In some regions, temporary closure or restricted access to the portal has also affected applicants.

Additionally, many aspiring entrepreneurs in rural India still lack awareness about the scheme.

Experts believe stronger on-ground awareness campaigns and faster bank coordination could significantly increase PMEGP’s reach.

Why PMEGP Could Become More Important Going Forward

As India pushes toward becoming a global manufacturing and entrepreneurship hub, schemes like PMEGP may play an even larger role in the coming years.

While venture capital supports scalable tech startups, PMEGP supports distributed entrepreneurship — the kind that creates employment at the grassroots level.

In a country where millions enter the workforce annually, large-scale employment generation cannot rely solely on corporates and tech startups.
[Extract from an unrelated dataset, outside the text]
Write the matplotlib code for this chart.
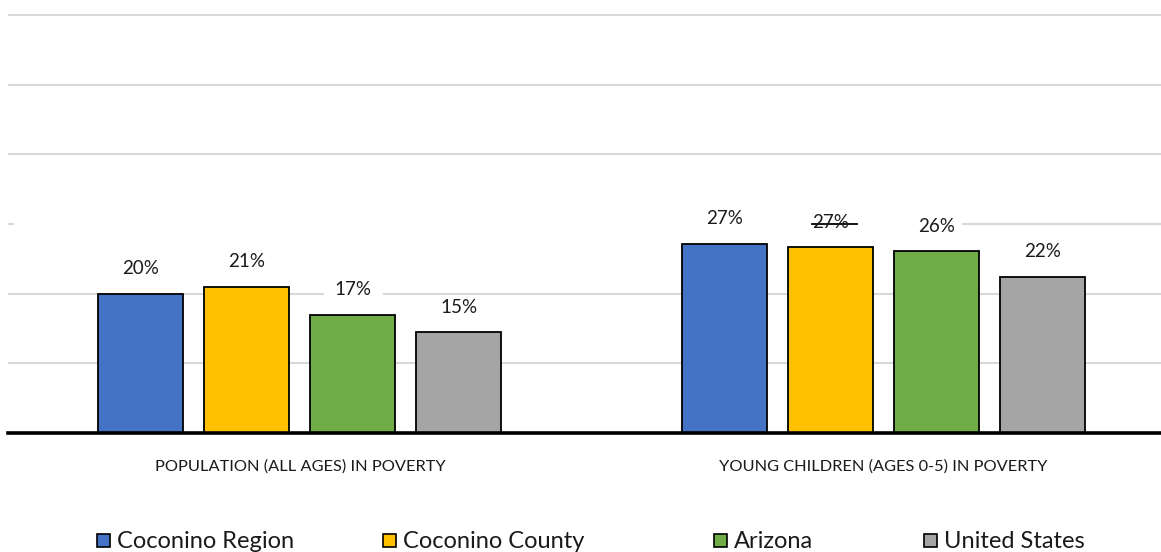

Micro-enterprises, local manufacturing units and small service businesses remain critical to India’s economic engine.

PMEGP sits exactly at this intersection of entrepreneurship, employment and inclusive growth.

The Bottom Line

PMEGP may not generate startup headlines like unicorn funding rounds, but its impact on India’s entrepreneurial landscape is undeniable.

For thousands of aspiring founders across Bharat, the scheme is often the difference between an idea remaining a dream and becoming a functioning business.

In many ways, PMEGP represents India’s most grassroots startup movement — one powered not by venture capital, but by government-backed opportunity, local ambition and the growing belief that entrepreneurship can emerge from every corner of the country.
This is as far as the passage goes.